American mathematician

Michael Lounsbery Hutchings is an American mathematician, a professor of mathematics at the University of California, Berkeley. He is known for proving the double bubble conjecture on the shape of two-chambered soap bubbles, and for his work on circle-valued Morse theory and on embedded contact homology, which he defined.

==Career==

As an undergraduate student at Harvard University, Hutchings did an REU project with Frank Morgan at Williams College that began his interest in the mathematics of soap bubbles. He finished his undergraduate studies in 1993, and stayed at Harvard for graduate school, earning his Ph.D. in 1998 under the supervision of Clifford Taubes.
After postdoctoral and visiting positions at Stanford University, the Max Planck Institute for Mathematics in Bonn, Germany, and the
Institute for Advanced Study in Princeton, New Jersey, he joined the UC Berkeley faculty in 2001.

His work on circle-valued Morse theory (partly in collaboration with Yi-Jen Lee) studies torsion invariants that arise from circle-valued Morse theory and, more generally, closed 1-forms, and relates them to the three-dimensional Seiberg–Witten invariants and the Meng–Taubes theorem, in analogy with Taubes' Gromov–Seiberg–Witten theorem in four dimensions.

The main body of his work involves embedded contact homology, or ECH. ECH is a holomorphic curve model for the Seiberg–Witten Floer homology of a three-manifold, and is thus a version of Taubes's Gromov invariant for certain four-manifolds with boundary.
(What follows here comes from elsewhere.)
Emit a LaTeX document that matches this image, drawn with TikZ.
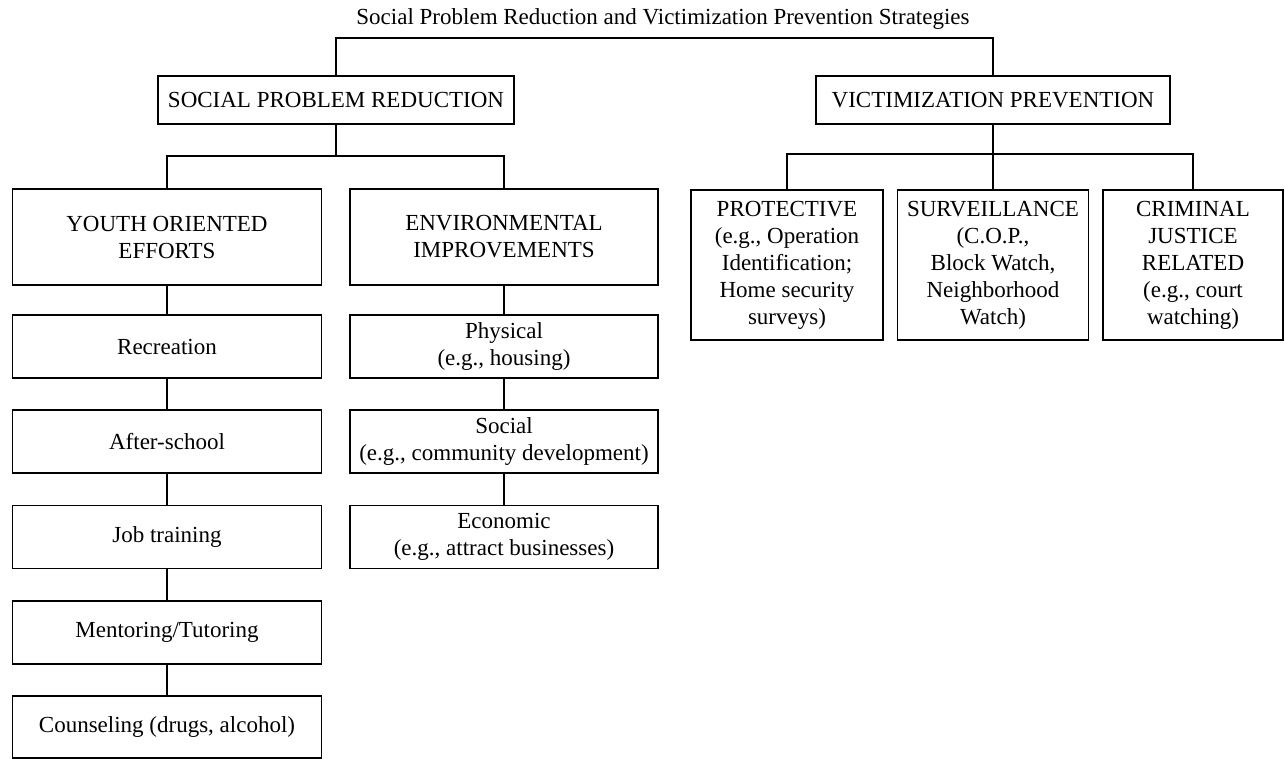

Ideas connected to ECH were important in Taubes's proof of the Weinstein conjecture for three-manifolds. Embedded contact homology has now been proven to be isomorphic to both monopole Floer homology (Kutluhan–Lee–Taubes) and Heegaard Floer homology (Colin–Ghiggini–Honda). Hutchings has also introduced a sequence of symplectic capacities known as ECH capacities, which have applications to embedding problems for Liouville domains.

He won a Sloan Research Fellowship in 2003. He gave an invited talk at the International Congress of Mathematicians in 2010, entitled "Embedded contact homology and its applications". In 2012, he became a fellow of the American Mathematical Society.